No atraemos lo que queremos, atraemos lo que somos todos los días
No manifestamos desde el deseo ni desde la necesidad. Manifestamos desde el estado que sostenemos de manera constante. Desde cómo pensamos, cómo decidimos y cómo actuamos cuando nadie nos está mirando. Por eso, muchas veces hay una distancia enorme entre lo que decimos querer y lo que efectivamente atraemos.
Por ejemplo: Querés crecer en tu negocio y generar más ingresos, pero no delegás. Querés que el negocio escale, pero todo depende de vos. No hay estructura, no hay procesos, no hay espacio para crecer. El deseo está, pero el sistema no acompaña.
Otro ejemplo: Querés vivir con más calma y tranquilidad, pero tu vida no tiene límites. Trabajás hasta cualquier hora, dormís poco, no hacés ejercicio, no parás un minuto para respirar de forma consciente. Decís que querés paz, pero tu día a día está armado desde la exigencia permanente.
Eso es vivir en constante contradicción. No hay coherencia.

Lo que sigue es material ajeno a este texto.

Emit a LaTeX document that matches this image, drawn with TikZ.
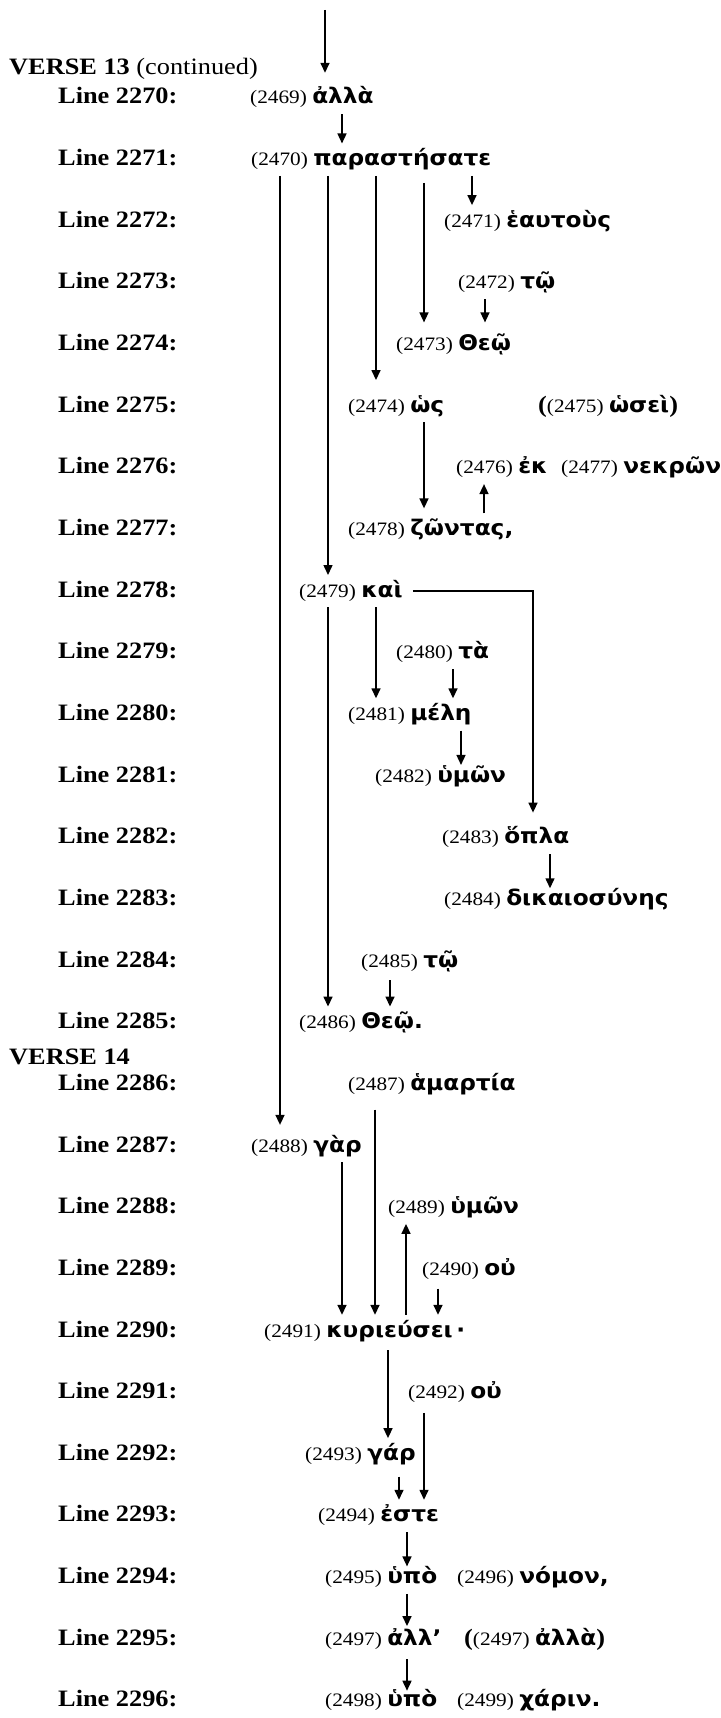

Y mientras el discurso diga una cosa y las decisiones cotidianas otra, el resultado siempre va a alinearse con las acciones, no con las intenciones.

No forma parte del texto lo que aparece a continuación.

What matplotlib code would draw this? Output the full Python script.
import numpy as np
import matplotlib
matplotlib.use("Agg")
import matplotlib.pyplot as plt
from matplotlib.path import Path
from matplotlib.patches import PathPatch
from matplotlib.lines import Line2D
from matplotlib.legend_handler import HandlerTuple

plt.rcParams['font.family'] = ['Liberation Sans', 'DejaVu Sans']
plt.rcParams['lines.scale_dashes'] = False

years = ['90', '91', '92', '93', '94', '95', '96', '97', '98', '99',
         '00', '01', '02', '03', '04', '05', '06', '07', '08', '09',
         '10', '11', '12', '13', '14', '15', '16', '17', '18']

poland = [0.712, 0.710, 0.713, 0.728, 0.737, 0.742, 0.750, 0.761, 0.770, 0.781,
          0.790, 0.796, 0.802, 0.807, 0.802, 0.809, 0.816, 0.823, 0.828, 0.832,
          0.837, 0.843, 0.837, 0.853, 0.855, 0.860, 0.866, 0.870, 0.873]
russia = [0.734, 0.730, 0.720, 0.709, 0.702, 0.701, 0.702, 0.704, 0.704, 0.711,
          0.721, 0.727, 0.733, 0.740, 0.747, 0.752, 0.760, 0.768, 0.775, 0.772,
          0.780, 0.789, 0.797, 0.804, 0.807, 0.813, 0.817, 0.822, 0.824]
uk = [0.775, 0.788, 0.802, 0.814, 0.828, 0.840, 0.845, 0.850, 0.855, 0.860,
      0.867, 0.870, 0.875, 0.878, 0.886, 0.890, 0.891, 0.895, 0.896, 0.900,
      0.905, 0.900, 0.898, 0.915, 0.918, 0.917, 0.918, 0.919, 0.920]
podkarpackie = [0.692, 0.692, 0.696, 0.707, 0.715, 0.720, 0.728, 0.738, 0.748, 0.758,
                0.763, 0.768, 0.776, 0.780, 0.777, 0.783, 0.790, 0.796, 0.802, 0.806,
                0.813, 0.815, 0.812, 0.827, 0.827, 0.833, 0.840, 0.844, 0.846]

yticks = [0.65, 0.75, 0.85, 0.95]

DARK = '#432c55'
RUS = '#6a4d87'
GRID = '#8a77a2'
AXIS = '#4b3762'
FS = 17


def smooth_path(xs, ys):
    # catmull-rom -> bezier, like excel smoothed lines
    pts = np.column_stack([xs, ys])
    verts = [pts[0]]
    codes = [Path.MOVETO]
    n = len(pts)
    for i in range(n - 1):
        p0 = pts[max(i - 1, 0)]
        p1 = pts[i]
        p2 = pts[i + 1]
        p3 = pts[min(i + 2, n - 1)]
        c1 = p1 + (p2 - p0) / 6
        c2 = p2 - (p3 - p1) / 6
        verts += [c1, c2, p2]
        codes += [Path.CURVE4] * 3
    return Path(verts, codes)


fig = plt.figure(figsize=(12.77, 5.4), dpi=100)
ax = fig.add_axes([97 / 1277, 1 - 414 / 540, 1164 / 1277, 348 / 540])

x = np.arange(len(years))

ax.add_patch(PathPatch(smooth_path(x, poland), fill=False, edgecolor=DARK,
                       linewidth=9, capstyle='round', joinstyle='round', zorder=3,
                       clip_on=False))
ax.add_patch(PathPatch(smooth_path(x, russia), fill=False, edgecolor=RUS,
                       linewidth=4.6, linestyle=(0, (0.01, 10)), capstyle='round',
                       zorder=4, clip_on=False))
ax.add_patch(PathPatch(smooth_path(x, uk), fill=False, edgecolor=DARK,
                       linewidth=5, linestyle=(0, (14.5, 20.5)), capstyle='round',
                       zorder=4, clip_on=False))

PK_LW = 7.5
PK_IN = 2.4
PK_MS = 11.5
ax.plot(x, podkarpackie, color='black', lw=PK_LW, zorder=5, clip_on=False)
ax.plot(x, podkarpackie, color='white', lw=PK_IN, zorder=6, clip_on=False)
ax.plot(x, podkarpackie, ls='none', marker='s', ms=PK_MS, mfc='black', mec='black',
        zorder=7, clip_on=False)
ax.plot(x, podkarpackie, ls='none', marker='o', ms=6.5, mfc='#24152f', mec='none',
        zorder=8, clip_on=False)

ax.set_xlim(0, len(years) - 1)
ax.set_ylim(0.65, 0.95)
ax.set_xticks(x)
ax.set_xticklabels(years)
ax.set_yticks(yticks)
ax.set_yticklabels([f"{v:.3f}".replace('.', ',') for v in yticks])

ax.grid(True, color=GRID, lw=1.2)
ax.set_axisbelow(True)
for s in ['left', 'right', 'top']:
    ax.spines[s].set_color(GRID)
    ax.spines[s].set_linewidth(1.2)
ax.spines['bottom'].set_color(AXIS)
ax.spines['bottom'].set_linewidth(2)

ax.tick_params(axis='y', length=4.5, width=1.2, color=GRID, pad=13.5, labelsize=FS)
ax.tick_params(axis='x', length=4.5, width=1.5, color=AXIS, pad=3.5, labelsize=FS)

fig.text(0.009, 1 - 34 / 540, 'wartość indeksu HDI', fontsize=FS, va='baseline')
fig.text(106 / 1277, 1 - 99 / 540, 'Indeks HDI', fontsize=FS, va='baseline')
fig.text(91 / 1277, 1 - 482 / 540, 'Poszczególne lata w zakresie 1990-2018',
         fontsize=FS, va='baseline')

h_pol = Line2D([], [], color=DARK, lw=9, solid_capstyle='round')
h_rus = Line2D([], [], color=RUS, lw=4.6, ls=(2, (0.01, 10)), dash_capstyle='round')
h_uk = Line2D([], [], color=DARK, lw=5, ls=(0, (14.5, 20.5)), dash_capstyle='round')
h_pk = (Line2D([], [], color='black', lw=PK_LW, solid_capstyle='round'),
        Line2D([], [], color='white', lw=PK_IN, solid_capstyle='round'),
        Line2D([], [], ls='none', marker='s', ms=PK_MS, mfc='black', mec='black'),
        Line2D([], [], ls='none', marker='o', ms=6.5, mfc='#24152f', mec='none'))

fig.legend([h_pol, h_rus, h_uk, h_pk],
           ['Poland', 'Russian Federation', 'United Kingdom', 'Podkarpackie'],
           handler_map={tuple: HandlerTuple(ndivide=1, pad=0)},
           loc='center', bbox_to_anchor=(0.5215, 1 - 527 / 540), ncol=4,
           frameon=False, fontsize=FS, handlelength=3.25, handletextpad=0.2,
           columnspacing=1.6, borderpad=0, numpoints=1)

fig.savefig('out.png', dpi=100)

Por eso, la famosa ley de la atracción no es magia ni pensamiento positivo. Es el reflejo de la identidad que se pone en acción todos los días, incluso cuando no nos gusta admitirlo. Y hasta que esa identidad no cambie, el resultado tampoco lo va a hacer.

Basta con observar a nuestro alrededor para verlo con claridad: personas que dicen querer bajar de peso, pero sostienen decisiones que las mantienen exactamente en el mismo lugar. Desayunan con medialunas, almuerzan milanesa con papas fritas, cenan tarde y pesado, y, aunque lo niegan, durante el día picotean algún dulce, galletitas o lo que sea que encuentren al paso.
Entonces, no es falta de deseo por tener un cuerpo más saludable. Es falta de coherencia. Se dice una cosa, pero se vive otra. Se quiere un resultado distinto sin modificar los hábitos cotidianos que lo impiden. Y cuando el cuerpo no responde, aparecen las excusas: la genética, la edad, el estrés o la falta de tiempo.
La realidad no responde a lo que pensamos de manera ocasional, sino a lo que practicamos de forma constante. Y mientras esa identidad no cambie, el resultado tampoco va a cambiar.
Reconocer lo que sí se logró también es parte del proceso
Hacer un balance honesto no es quedarse atrapado en lo que faltó. También es poder agradecer lo que sí pasó.
La gratitud es reconocer que, aun en un año donde muchas cosas no se dieron como esperabas, hubo movimiento, aprendizaje y crecimiento.
Si tomaste decisiones que antes evitabas o intentaste algún camino nuevo, aunque no todos hayan funcionado, ya ganaste. Tal vez no llegaste al resultado que querías, pero desarrollaste criterio. O tal vez no alcanzaste la meta, pero hoy entendés mejor cómo funciona. Y esa claridad vale oro y es parte de tu propio recorrido.
Agradecer eso no es conformarse. Es integrar la experiencia completa y dejar de mirar el camino solo desde la falta.
Tal vez no fue el año que imaginaste. Pero puede haber sido el año que te dio la información que necesitabas para pasar al próximo nivel.
La pregunta final no es qué no lograste. La pregunta es qué vas a hacer con eso. Y esa respuesta es la que define lo que viene después.